Insight into the mechanisms of efficient selective removal of Pb2+ from wastewater by nano-flowered MoS2/NHCS electrodes

Abstract

The shortage of clean water resources has become a major challenge to global sustainable development, and lead (Pb) pollution in natural water has made the issue even more severe. Efficiently removal of Pb2+ is a severe challenge to Lead-containing sewage disposal. Here, efficiently selective removal of Pb2+ from wastewater was tested over hollow nano-flowered MoS2/N-doped hollow carbon spheres (MoS2/NHCS) cathodes by capacitive deionization (CDI) process. The MoS2/NHCS electrodes exhibited an excellent removal efficiency of 96.9 % in 20 ppm Pb(NO3)2 solution at U = 1.2 V, pH = 6, and 40 mL/min of flow rate.

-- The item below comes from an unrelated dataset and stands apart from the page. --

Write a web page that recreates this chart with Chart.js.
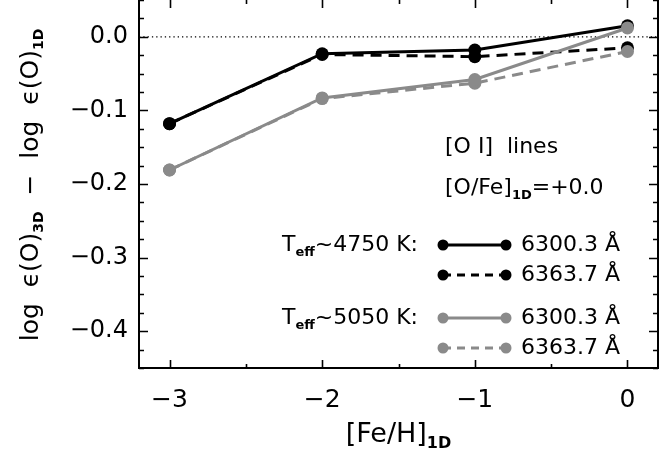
<!DOCTYPE html>
<html>
<head>
<meta charset="utf-8">
<script src="https://cdn.jsdelivr.net/npm/chart.js@4/dist/chart.umd.min.js"></script>
<style>
  body { margin: 0; background: #fff; }
  canvas { display: block; }
</style>
</head>
<body>
<canvas id="chart" width="659" height="457"></canvas>
<script>
// [Fe/H]_1D grid of the models
const feh = [-3, -2, -1, 0];

// 3D - 1D oxygen corrections
const cool6300 = [-0.118, -0.023, -0.018, 0.015];
const cool6363 = [-0.118, -0.024, -0.027, -0.015];
const warm6300 = [-0.181, -0.083, -0.058, 0.012];
const warm6363 = [-0.181, -0.084, -0.063, -0.020];

const xTicks = [-3, -2, -1, 0];
const xTickLabels = ['\u22123', '\u22122', '\u22121', '0'];
const yTicks = [-0.4, -0.3, -0.2, -0.1, 0.0];
const yTickLabels = ['\u22120.4', '\u22120.3', '\u22120.2', '\u22120.1', '0.0'];

const BLACK = '#000000';
const GREY = '#8a8a8a';
const FONT = "'DejaVu Sans', sans-serif";

function pts(vals) {
  return feh.map((x, i) => ({ x: x, y: vals[i] }));
}

function series(label, vals, color, dashed, order) {
  return {
    label: label,
    data: pts(vals),
    borderColor: color,
    backgroundColor: color,
    borderWidth: 3,
    borderDash: dashed ? [11, 7] : [],
    pointRadius: 6.5,
    pointBorderWidth: 0,
    pointHoverRadius: 6.5,
    tension: 0,
    order: order
  };
}

// write a string made of normal and subscript parts
function richWidth(ctx, parts, size) {
  let w = 0;
  parts.forEach(p => {
    ctx.font = p.sub ? 'bold ' + Math.round(size * 0.58) + 'px ' + FONT : size + 'px ' + FONT;
    w += ctx.measureText(p.t).width;
  });
  return w;
}

function drawRich(ctx, x, y, parts, size) {
  ctx.textBaseline = 'middle';
  ctx.textAlign = 'left';
  ctx.fillStyle = '#000';
  parts.forEach(p => {
    if (p.sub) {
      ctx.font = 'bold ' + Math.round(size * 0.58) + 'px ' + FONT;
      ctx.fillText(p.t, x, y + size * 0.33);
    } else {
      ctx.font = size + 'px ' + FONT;
      ctx.fillText(p.t, x, y);
    }
    x += ctx.measureText(p.t).width;
  });
}

const framePlugin = {
  id: 'frame',
  beforeDatasetsDraw(chart) {
    const { ctx, chartArea: a, scales } = chart;
    const y0 = scales.y.getPixelForValue(0);
    ctx.save();
    ctx.strokeStyle = '#000';
    ctx.lineWidth = 1.2;
    ctx.setLineDash([1.3, 3]);
    ctx.beginPath();
    ctx.moveTo(a.left, y0);
    ctx.lineTo(a.right, y0);
    ctx.stroke();
    ctx.restore();
  },
  afterDatasetsDraw(chart) {
    const { ctx, chartArea: a, scales } = chart;
    ctx.save();
    ctx.strokeStyle = '#000';
    ctx.lineWidth = 2;
    ctx.setLineDash([]);
    ctx.beginPath();
    ctx.moveTo(a.left, a.top - 2);
    ctx.lineTo(a.left, a.bottom);
    ctx.lineTo(a.right, a.bottom);
    ctx.lineTo(a.right, a.top - 2);
    ctx.stroke();

    // x tick marks, bottom and top, every 0.5
    ctx.lineWidth = 1.6;
    ctx.beginPath();
    for (let v = -3; v <= 0.001; v += 0.5) {
      const px = Math.round(scales.x.getPixelForValue(v)) + 0.5;
      const len = Math.abs(v - Math.round(v)) < 1e-6 ? 8 : 4;
      ctx.moveTo(px, a.bottom);
      ctx.lineTo(px, a.bottom - len);
      ctx.moveTo(px, a.top);
      ctx.lineTo(px, a.top + len);
    }
    // y tick marks, left and right, every 0.025
    for (let k = -18; k <= 2; k++) {
      const v = k * 0.025;
      const py = Math.round(scales.y.getPixelForValue(v)) + 0.5;
      const len = k % 4 === 0 ? 9 : 5;
      ctx.moveTo(a.left, py);
      ctx.lineTo(a.left + len, py);
      ctx.moveTo(a.right, py);
      ctx.lineTo(a.right - len, py);
    }
    ctx.stroke();
    ctx.restore();
  },
  afterDraw(chart) {
    const { ctx, chartArea: a } = chart;
    ctx.save();

    // axis titles
    const xt = [{ t: '[Fe/H]' }, { t: '1D', sub: true }];
    const xw = richWidth(ctx, xt, 27);
    drawRich(ctx, (a.left + a.right) / 2 - xw / 2, 435, xt, 27);

    const yt = [{ t: 'log  \u03f5(O)' }, { t: '3D', sub: true }, { t: '  \u2212  log  \u03f5(O)' }, { t: '1D', sub: true }];
    const yw = richWidth(ctx, yt, 25);
    ctx.save();
    ctx.translate(31, (a.top + a.bottom) / 2 + 1);
    ctx.rotate(-Math.PI / 2);
    drawRich(ctx, -yw / 2, 0, yt, 25);
    ctx.restore();

    // annotations
    drawRich(ctx, 445, 147, [{ t: '[O I]  lines' }], 22);
    drawRich(ctx, 445, 188, [{ t: '[O/Fe]' }, { t: '1D', sub: true }, { t: '=+0.0' }], 22);

    // legend
    const rows = [
      { y: 245, color: BLACK, dash: [], text: '6300.3 \u00c5', teff: '4750' },
      { y: 275, color: BLACK, dash: [8, 6], text: '6363.7 \u00c5' },
      { y: 318, color: GREY, dash: [], text: '6300.3 \u00c5', teff: '5050' },
      { y: 348, color: GREY, dash: [8, 6], text: '6363.7 \u00c5' }
    ];
    rows.forEach(r => {
      ctx.strokeStyle = r.color;
      ctx.fillStyle = r.color;
      ctx.lineWidth = 3;
      ctx.setLineDash(r.dash);
      ctx.beginPath();
      ctx.moveTo(443, r.y);
      ctx.lineTo(506, r.y);
      ctx.stroke();
      ctx.setLineDash([]);
      [443, 506].forEach(px => {
        ctx.beginPath();
        ctx.arc(px, r.y, 5.5, 0, Math.PI * 2);
        ctx.fill();
      });
      drawRich(ctx, 521, r.y, [{ t: r.text }], 22);
      if (r.teff) {
        const parts = [{ t: 'T' }, { t: 'eff', sub: true }, { t: '~' + r.teff + ' K:' }];
        const w = richWidth(ctx, parts, 22);
        drawRich(ctx, 418 - w, r.y, parts, 22);
      }
    });
    ctx.restore();
  }
};

new Chart(document.getElementById('chart').getContext('2d'), {
  type: 'line',
  data: {
    datasets: [
      series('4750 K 6300.3', cool6300, BLACK, false, 2),
      series('4750 K 6363.7', cool6363, BLACK, true, 3),
      series('5050 K 6300.3', warm6300, GREY, false, 0),
      series('5050 K 6363.7', warm6363, GREY, true, 1)
    ]
  },
  options: {
    responsive: false,
    animation: false,
    devicePixelRatio: 1,
    layout: { autoPadding: false, padding: { top: 0, right: 1, bottom: 0, left: 0 } },
    plugins: {
      legend: { display: false },
      tooltip: { enabled: false }
    },
    scales: {
      x: {
        type: 'linear',
        min: -3.2,
        max: 0.2,
        afterBuildTicks: s => { s.ticks = xTicks.map(v => ({ value: v })); },
        afterFit: s => { s.height = 89; s.paddingLeft = 0; s.paddingRight = 0; },
        grid: { display: false, drawTicks: false },
        border: { display: false },
        ticks: {
          autoSkip: false,
          maxRotation: 0,
          padding: 17,
          color: '#000',
          font: { family: FONT, size: 25 },
          callback: (v, i) => xTickLabels[i]
        }
      },
      y: {
        type: 'linear',
        min: -0.45,
        max: 0.05,
        afterBuildTicks: s => { s.ticks = yTicks.map(v => ({ value: v })); },
        afterFit: s => { s.width = 139; s.paddingTop = 0; s.paddingBottom = 0; },
        grid: { display: false, drawTicks: false },
        border: { display: false },
        ticks: {
          autoSkip: false,
          padding: 11,
          color: '#000',
          font: { family: FONT, size: 24 },
          callback: (v, i) => yTickLabels[i]
        }
      }
    }
  },
  plugins: [framePlugin]
});
</script>
</body>
</html>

In addition, MoS2/NHCS electrodes showed excellent regeneration ability in 10 ppm Pb2+ solution and still could reach 97.7 % after 20 cycles, especially the good selective removal efficiency in the mixed solution. In situ Raman spectrum and DFT calculations indicate that efficient selective removal of Pb2+ was attributed to Pb2+ directly combined with partially negatively charged S2- to generate PbS, and some S ions transformed into S2-2 by received electrons, which further combines with Pb2+ to form PbS2. Hence, this work proposes an innovative adsorption mechanism for selective capacitive removal of Pb2+ and provides the potential practical application for treating Lead-containing wastewater.